Anyhow, the story was to implement a navigation menu, which intelligently only showed the appropriate menu items to users in particular roles. For example, only admins should see certain pages, such as create class and create new user.
The concept was pretty simple, but it wasn’t as easy as I expected. First, I had to create a sitemap XML file for the site, which tells ASP how the pages map out. I wanted a top-level menu with Home, My Account, and Admin menu items. It wouldn’t let me, because it needed a root node.
So I put a root above everything, but when I used the sitemap as a data source for an ASP menu (which shows a dynamic menu), it showed the Root as the top level. I didn’t want this to appear at all. After fighting awhile with ASP by removing the node, or by trying to see how the menu could start from the second level, I finally found the answer online, which was that when the datasource was configured for the sitemap, there is a “skip root node” option. It was a really simple fix, but it just took an excruciating amount of time to find.

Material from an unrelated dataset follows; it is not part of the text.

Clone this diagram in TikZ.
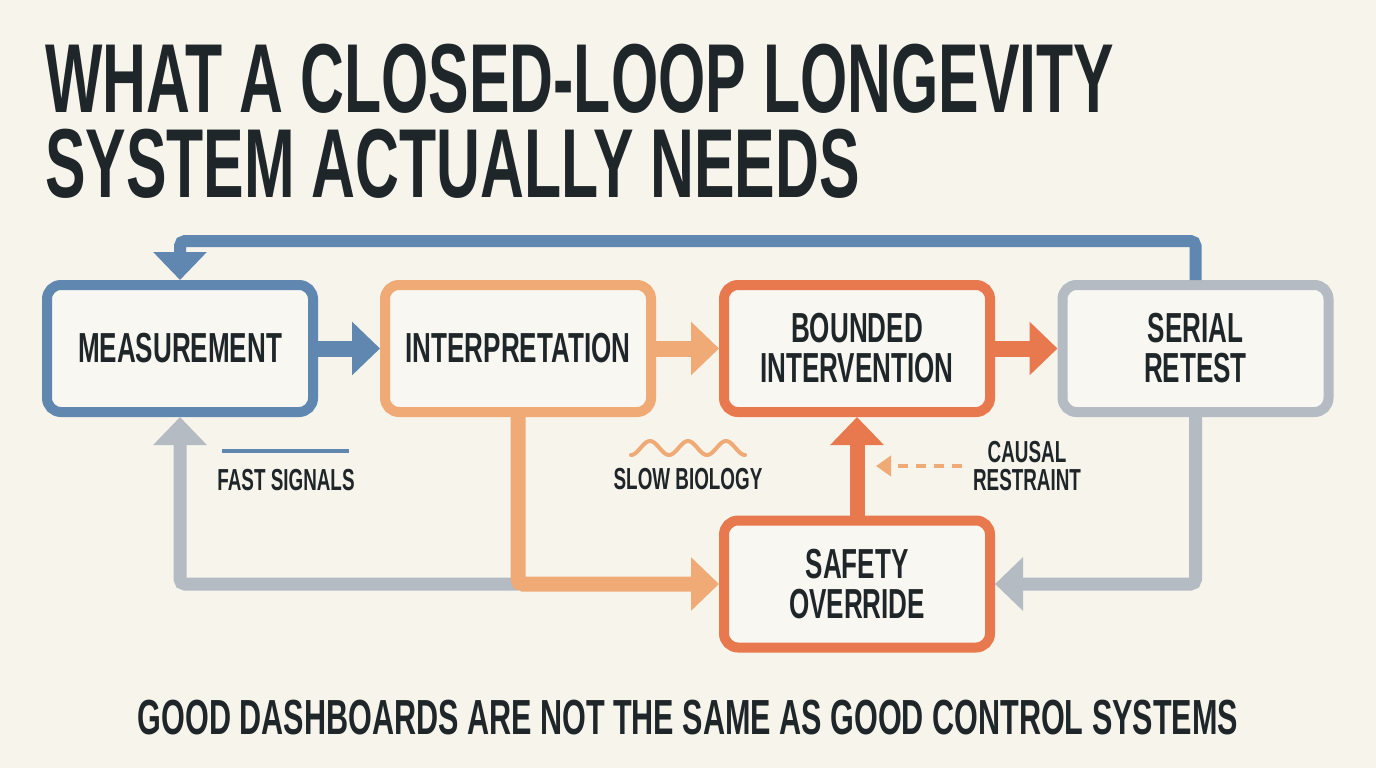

Setting up the role-based visibility of menu items was a little harder to implement, but at least all the information on how to do it wasn’t too hard to find. Turns out you need to change things in three places — 2 different sections in the web.config file, and in the sitemap file.
Right now, I don’t have any Teacher-specific pages, so you can only see how the view is different between a student’s navigation menu:

And an admin’s navigation menu: (The greened menu signifies what page you are currently on.)

As always, excuse the ugliness until the UI revamp. It works, though.